Since there is already an answer that provides a workaround I'm going to focus on problems with your approach.
Input data scale
As others have stated, your input data value range from 0 to 1000 is quite big. This problem can be easily solved by scaling your input data to zero mean and unit variance (X = (X - X.mean())/X.std()
) which will result in improved training performance. For tanh
this improvement can be explained by saturation: tanh
maps to [-1;1] and will therefore return either -1 or 1 for almost all sufficiently big (>3) x
, i.e. it saturates. In saturation the gradient for tanh
will be close to zero and nothing will be learned.

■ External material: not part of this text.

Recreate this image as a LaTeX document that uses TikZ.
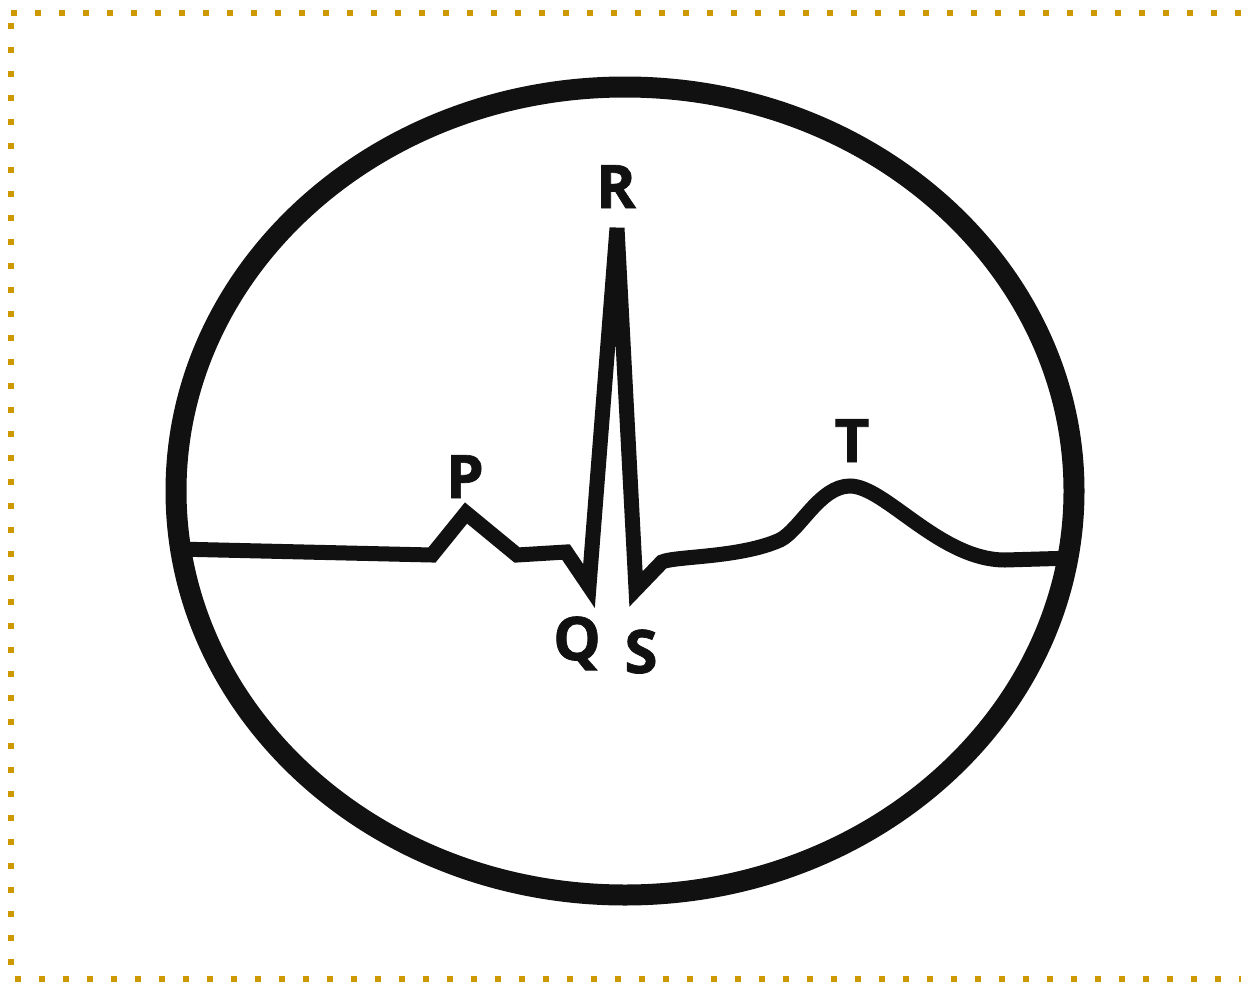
\documentclass[tikz,border=0pt]{standalone}
\usepackage{fontspec}
\setmainfont{Open Sans}[BoldFeatures={FakeBold=1.2}]
\usetikzlibrary{shapes.geometric}
\definecolor{gold}{RGB}{204,153,0}
\definecolor{ink}{RGB}{17,17,17}
\begin{document}
\begin{tikzpicture}[x=1pt,y=-1pt,
  border/.style={draw=gold,line width=6pt,dash pattern=on 6pt off 18pt},
  ecg/.style={draw=ink,line width=15pt,line join=miter,miter limit=10},
  frame/.style={draw=ink,line width=21pt},
  wave/.style={font=\fontsize{60}{60}\selectfont\bfseries,text=ink,inner sep=0pt,anchor=base}]
\useasboundingbox (0,0) rectangle (1241,982);
% dotted border
\coordinate (tl) at (11,13);
\coordinate (tr) at (1250,13);
\coordinate (lt) at (11,23);
\coordinate (lb) at (11,975);
\coordinate (bl) at (15,979);
\coordinate (br) at (1250,979);
\draw[border] (tl) -- (tr);
\draw[border] (lt) -- (lb);
\draw[border] (bl) -- (br);
% monitor ellipse
\node[frame,ellipse,minimum width=898pt,minimum height=808pt,inner sep=0pt] (screen) at (625,491) {};
% ECG trace
\draw[ecg] (176,549) -- (432,555) -- (466,513) -- (517,555) -- (566,552)
  -- (589,586) -- (617,228) -- (636,589) -- (662,562)
  .. controls (675,556) and (740,558) .. (780,540)
  .. controls (800,530) and (820,486) .. (850,486)
  .. controls (885,486) and (940,560) .. (1005,560)
  -- (1074,558);
% labels
\node[wave] (R) at (616,208) {R};
\node[wave] (P) at (465,498) {P};
\node[wave] (T) at (852,462) {T};
\node[wave] (Q) at (577,660) {Q};
\node[wave] (S) at (641,673) {S};
\end{tikzpicture}
\end{document}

Of course, you could also use ReLU
instead, which won't saturate for values > 0, however you will have a similar problem as now gradients depend (almost) solely on x
and therefore later inputs will always have higher impact than earlier inputs (among other things).
While re-scaling or normalization may be a solution, another solution would be to treat your input as a categorical input and map your discrete values to a one-hot encoded vector, so instead of
>>> X = np.arange(T)
>>> X.shape
(1000,)
you would have
>>> X = np.eye(len(X))
>>> X.shape
(1000, 1000)
Of course this might not be desirable if you want to learn continuous inputs.
Modeling
You are currently trying to model a mapping from a linear function to a non-linear function: you map f(x) = x
to g(x) = sin(x)
. While I understand that this is a toy problem, this way of modeling is limited to only this one curve as f(x)

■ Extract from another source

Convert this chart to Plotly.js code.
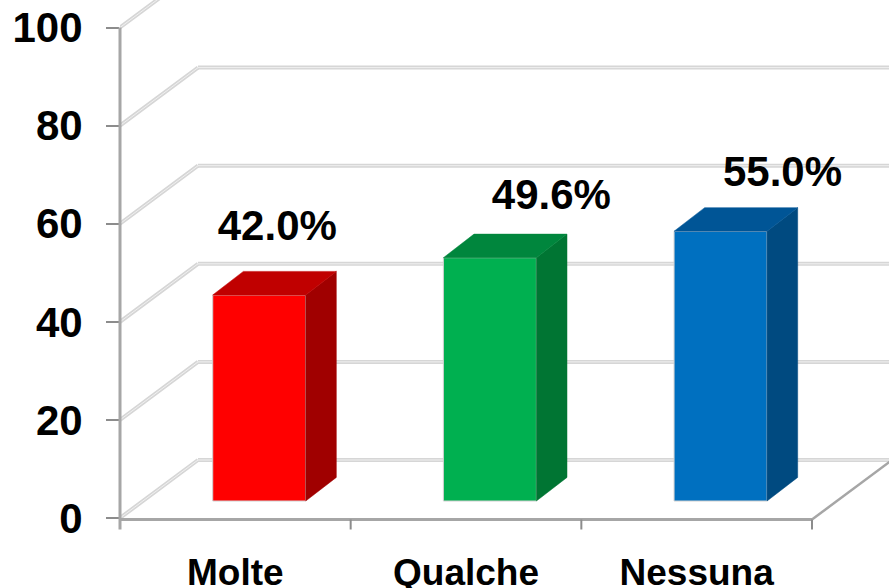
<!DOCTYPE html>
<html><head><meta charset="utf-8">
<script src="https://cdn.plot.ly/plotly-3.0.1.min.js"></script>
<style>html,body{margin:0;padding:0;background:#fff}#c{width:889px;height:588px}</style>
</head><body><div id="c"></div>
<script>
const categories = ["Molte","Qualche","Nessuna"];
const values = [42.0,49.6,55.0];
const valueLabels = ["42.0%","49.6%","55.0%"];
const yTicks = [0,20,40,60,80,100];
const frontColors = ["#ff0000","#00b050","#0070c0"];
const sideColors = ["#a00000","#007533","#004a80"];
const topColors = ["#c00000","#00863d","#005596"];
const labelDx = [0.182,0.370,0.372];
const labelDy = [13.3,12.0,11.3];

const pxPerCat=230.67, pxPerUnit=4.905;
const W=889,H=588,L=120,B=53,zeroPx=518;
const xMin=-0.5,xMax=xMin+(W-L)/pxPerCat;
const yMin=-(H-B-zeroPx)/pxPerUnit,yMax=zeroPx/pxPerUnit;
const wallDx=78/pxPerCat,wallDy=58/pxPerUnit;
const barW=93/pxPerCat,barOff=(259.2-235.3)/pxPerCat-barW/2;
const barBase=(zeroPx-501)/pxPerUnit;
const depX=30.6/pxPerCat,depY=23.6/pxPerUnit;
const axisY=-1.5/pxPerUnit;
const axisColor="#a6a6a6";

const idx=categories.map((_,i)=>i);
const traces=[{type:"bar",x:idx,y:values,base:values.map(()=>barBase),width:barW,offset:barOff,
  marker:{color:frontColors,line:{color:"#d0d0d0",width:1}},hoverinfo:"skip"}];
idx.forEach(i=>{
  const x0=i+barOff,x1=x0+barW,b=barBase,t=barBase+values[i];
  traces.push({type:"scatter",mode:"lines",fill:"toself",fillcolor:sideColors[i],line:{color:sideColors[i],width:0.5},
    x:[x1,x1+depX,x1+depX,x1,x1],y:[b,b+depY,t+depY,t,b],hoverinfo:"skip"});
  traces.push({type:"scatter",mode:"lines",fill:"toself",fillcolor:topColors[i],line:{color:topColors[i],width:0.5},
    x:[x0,x0+depX,x1+depX,x1,x0],y:[t,t+depY,t+depY,t,t],hoverinfo:"skip"});
});
traces.push({type:"scatter",mode:"text",x:idx.map(i=>i+labelDx[i]),y:values.map((v,i)=>barBase+v+labelDy[i]),
  text:valueLabels,textposition:"middle center",cliponaxis:false,
  textfont:{family:"Liberation Sans",size:42,weight:700,color:"#000"},hoverinfo:"skip"});

const shapes=[];
function line(x0,y0,x1,y1,color,width){shapes.push({type:"line",layer:"below",xref:"x",yref:"y",x0,y0,x1,y1,line:{color,width}});}
yTicks.forEach(v=>{
  [["#d6d6d6",4],["#f0f0f0",1]].forEach(([c,w])=>{
    line(xMin,v,xMin+wallDx,v+wallDy,c,w);
    line(xMin+wallDx,v+wallDy,xMax,v+wallDy,c,w);
  });
});
line(xMin,axisY,xMin+3,axisY,axisColor,3);
line(xMin+3,axisY,xMin+3+wallDx,axisY+wallDy,axisColor,2.5);
[1,2,3].forEach(k=>line(xMin+k,axisY,xMin+k,axisY-10/pxPerUnit,"#8c8c8c",2));
// left axis: drawn against the paper edge of the plot so it is not clipped in half
shapes.push({type:"line",layer:"above",xref:"paper",yref:"y",x0:0,x1:0,y0:axisY-10/pxPerUnit,y1:100,line:{color:axisColor,width:3}});

const layout={width:W,height:H,margin:{l:L,r:0,t:0,b:B},paper_bgcolor:"#fff",plot_bgcolor:"#fff",showlegend:false,
  hovermode:false,bargap:0,shapes,
  xaxis:{type:"linear",range:[xMin,xMax],tickvals:idx,ticktext:categories,ticks:"",showgrid:false,zeroline:false,showline:false,
    ticklabelstandoff:12,tickfont:{family:"Liberation Sans",size:37,weight:700,color:"#000"}},
  yaxis:{type:"linear",range:[yMin,yMax],tickvals:yTicks,ticks:"outside",ticklen:13,tickwidth:2,tickcolor:"#8c8c8c",showgrid:false,zeroline:false,showline:false,
    ticklabelstandoff:15,tickfont:{family:"Liberation Sans",size:42,weight:700,color:"#000"}}};
Plotly.newPlot("c",traces,layout,{displayModeBar:false,staticPlot:true});
</script></body></html>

is in no way related to g(x)
. As soon as you are trying to model different curves, say both sin(x)
and cos(x)
, with the same network you will have a problem with your X
as it has exactly the same values for both curves. A better approach of modeling this problem is to predict the next value of the curve, i.e. instead of
X = range(T)
Y = sin(x)
you want
X = sin(X)[:-1]
Y = sin(X)[1:]
so for time-step 2 you will get the y
value of time-step 1 as input and your loss expects the y
value of time-step 2. This way you implicitly model time.